The Danish-Norwegian king Christian V decided in 1687 that all persons who had attained a “certain level of maturity” and gained a certain understanding of their religion should partake of communion at least once a year. The parishioners were then told all who partook of the communion had to have been confirmed, and in 1736 it was decided by law that youth had to be confirmed.
The children were to meet with the local priest when they were around 14-15 years old to be taught in the Lutheran catechism. That took place twice a year, during spring and fall. It was very important to take part in this ordinance. The punishment for choosing not to be confirmed was that you would not be allowed to get married, testify in court, join the military, or be a godparent at a child’s christening. A fine could be levied if you were not confirmed by age 19.
It was the responsibility of the parish priest to make sure that all youth were adequately taught, and were able to pass the examination at the end of the term. Sometimes his warden or clerk would teach as well. Part of the curriculum was learning the Ten Commandments, The Lord’s Prayer, The Creed, The Sacrament of the Holy Baptism, etc.

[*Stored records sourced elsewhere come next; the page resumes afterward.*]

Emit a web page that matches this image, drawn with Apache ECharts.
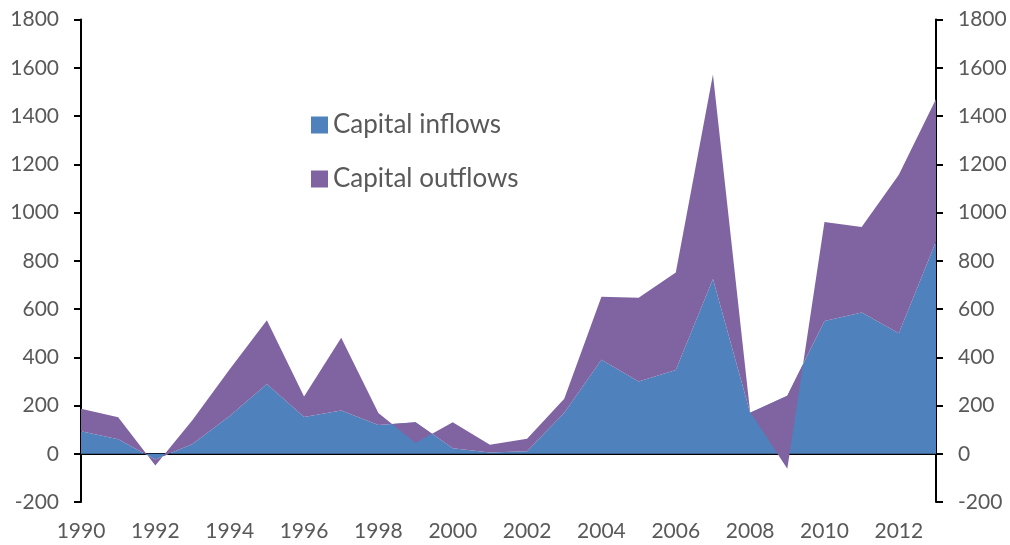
<!DOCTYPE html>
<html>
<head>
<meta charset="utf-8">
<script src="https://cdn.jsdelivr.net/npm/echarts@6/dist/echarts.min.js"></script>
<style>
  html, body { margin: 0; padding: 0; background: #fff; }
  #chart { width: 1010px; height: 545px; }
</style>
</head>
<body>
<div id="chart"></div>
<script>
// Years on the category axis
const years = ['1990','1991','1992','1993','1994','1995','1996','1997','1998','1999','2000','2001',
               '2002','2003','2004','2005','2006','2007','2008','2009','2010','2011','2012','2013'];

// Capital inflows (bottom layer of the stack)
const inflows = [93, 60, -24, 40, 156, 289, 152, 179, 119, 131, 23, 5,
                 10, 170, 390, 300, 347, 724, 170, 240, 550, 585, 500, 880];

// Capital outflows (stacked on top of inflows)
const outflows = [94, 91, -25, 100, 194, 264, 85, 302, 50, -86, 108, 32,
                  52, 58, 261, 347, 404, 848, 3, -302, 411, 355, 656, 590];

// Value axis range and step
const yMin = -200, yMax = 1800, yStep = 200;

const labelColor = '#595959';
const fontFamily = 'Lato, "Open Sans", sans-serif';

const chart = echarts.init(document.getElementById('chart'), null, { renderer: 'canvas' });

const valueLabel = {
  color: labelColor,
  fontSize: 21,
  fontFamily: fontFamily,
  margin: 22,
  formatter: (v) => String(v)
};

chart.setOption({
  animation: false,
  backgroundColor: '#ffffff',
  grid: { left: 81, right: 74, top: 19.5, bottom: 43, containLabel: false },
  legend: {
    orient: 'vertical',
    left: 306,
    top: 105,
    icon: 'rect',
    itemWidth: 17,
    itemHeight: 17,
    itemGap: 24,
    textStyle: { color: labelColor, fontSize: 26, fontFamily: fontFamily, lineHeight: 30 },
    data: ['Capital inflows', 'Capital outflows']
  },
  xAxis: [
    {
      type: 'category',
      data: years,
      boundaryGap: false,
      position: 'bottom',
      axisLine: { show: false, onZero: false },
      axisTick: { show: false },
      axisLabel: {
        interval: 1,
        color: labelColor,
        fontSize: 21,
        fontFamily: fontFamily,
        margin: 19
      },
      splitLine: { show: false }
    },
    {
      // zero line across the plot
      type: 'category',
      data: years,
      boundaryGap: false,
      position: 'bottom',
      axisLine: { show: true, onZero: true, lineStyle: { color: '#000', width: 2 } },
      axisTick: { show: false },
      axisLabel: { show: false },
      splitLine: { show: false }
    }
  ],
  yAxis: [
    {
      type: 'value',
      min: yMin, max: yMax, interval: yStep,
      position: 'left',
      axisLine: { show: true, lineStyle: { color: '#000', width: 2 } },
      axisTick: { show: true, inside: false, length: 7, lineStyle: { color: '#000', width: 2 } },
      axisLabel: valueLabel,
      splitLine: { show: false }
    },
    {
      type: 'value',
      min: yMin, max: yMax, interval: yStep,
      position: 'right',
      axisLine: { show: true, lineStyle: { color: '#000', width: 2 } },
      axisTick: { show: true, inside: false, length: 7, lineStyle: { color: '#000', width: 2 } },
      axisLabel: valueLabel,
      splitLine: { show: false }
    }
  ],
  series: [
    {
      name: 'Capital inflows',
      type: 'line',
      xAxisIndex: 0,
      yAxisIndex: 0,
      stack: 'flows',
      stackStrategy: 'all',
      data: inflows,
      showSymbol: false,
      symbol: 'none',
      lineStyle: { width: 0 },
      itemStyle: { color: '#4F81BD' },
      areaStyle: { color: '#4F81BD', opacity: 1 },
      z: 1
    },
    {
      name: 'Capital outflows',
      type: 'line',
      xAxisIndex: 0,
      yAxisIndex: 0,
      stack: 'flows',
      stackStrategy: 'all',
      data: outflows,
      showSymbol: false,
      symbol: 'none',
      lineStyle: { width: 0 },
      itemStyle: { color: '#8064A2' },
      areaStyle: { color: '#8064A2', opacity: 1 },
      z: 2
    }
  ]
});
</script>
</body>
</html>
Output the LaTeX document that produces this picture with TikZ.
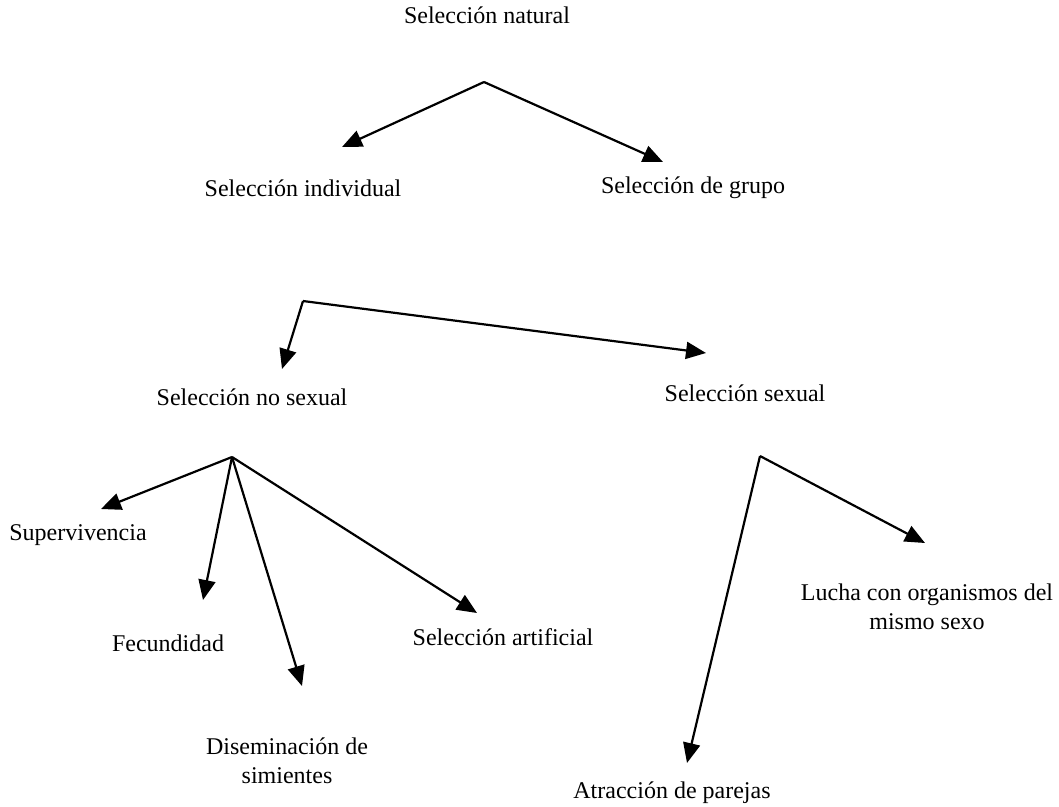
\documentclass[tikz,border=0pt]{standalone}
\usepackage{fontspec}
\setmainfont{Liberation Serif}
\usetikzlibrary{arrows.meta}
\tikzset{
    lbl/.style={inner sep=0pt, align=center, font=\fontsize{24}{28.5}\selectfont},
    branch/.style={line width=2.2pt, -{Triangle[length=20pt, width=17pt]}},
}

\begin{document}
\begin{tikzpicture}[x=1pt, y=-1pt]
        \useasboundingbox (0, 0) rectangle (1059, 806);
        %label all texts
        \node[lbl] (natural) at (487, 15) {Selección natural};
        \node[lbl] (individual) at (303, 188) {Selección individual};
        \node[lbl] (grupo) at (693, 188) {Selección de grupo};
        \node[lbl] (nosexual) at (252, 397) {Selección no sexual};
        \node[lbl] (sexual) at (745, 393) {Selección sexual};
        \node[lbl] (superv) at (78, 535) {Supervivencia};
        \node[lbl] (fecund) at (168, 643) {Fecundidad};
        \node[lbl] (disem) at (287, 761) {Diseminación de\\simientes};
        \node[lbl] (artif) at (503, 637) {Selección artificial};
        \node[lbl] (lucha) at (927, 607) {Lucha con organismos del\\mismo sexo};
        \node[lbl] (atrac) at (672, 793) {Atracción de parejas};
        %branch points
        \coordinate (top) at (484, 82);
        \coordinate (mid) at (303, 301);
        \coordinate (left) at (232, 457);
        \coordinate (right) at (760, 456);
        %arrow tips
        \coordinate (individual-tip) at (342, 147);
        \coordinate (grupo-tip) at (663, 162);
        \coordinate (nosexual-tip) at (282, 369);
        \coordinate (sexual-tip) at (706, 353);
        \coordinate (superv-tip) at (101, 509);
        \coordinate (fecund-tip) at (203, 600);
        \coordinate (disem-tip) at (302, 686);
        \coordinate (artif-tip) at (477, 613);
        \coordinate (lucha-tip) at (925, 543);
        \coordinate (atrac-tip) at (687, 763);
        %draw branches
        \draw[branch] (top) -- (individual-tip);
        \draw[branch] (top) -- (grupo-tip);
        \draw[branch] (mid) -- (nosexual-tip);
        \draw[branch] (mid) -- (sexual-tip);
        \foreach \t in {superv, fecund, disem, artif}
            \draw[branch] (left) -- (\t-tip);
        \draw[branch] (right) -- (lucha-tip);
        \draw[branch] (right) -- (atrac-tip);
    \end{tikzpicture}
\end{document}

At the end of the term an examination took place in the church. It was witnessed by parents and local parishioners, and was both very solemn and very stressful. (Spoken by someone who has gone through the process!) Some did not pass, and had to go through the process again the next year.
The priest would give the children two grades, one for knowledge, and one for behavior. There were times he would also write down a comment or two about the child and the circumstances surrounding him or her. For example, the priest in Rakkestad, Østfold County in Norway described some of the youth in his confirmation classes as “human cattle”, “naturally stupid”, and “neglected and can never be any better.” The priest also gives an account of a deaf and dumb girl wanting to be confirmed and writes of her tears when she is allowed to be.
Information in confirmation records can give you a small “peek” into the child and the life he or she was living. This is information not usually given in other sources.
I would strongly encourage all researchers to include the confirmation records in their family research.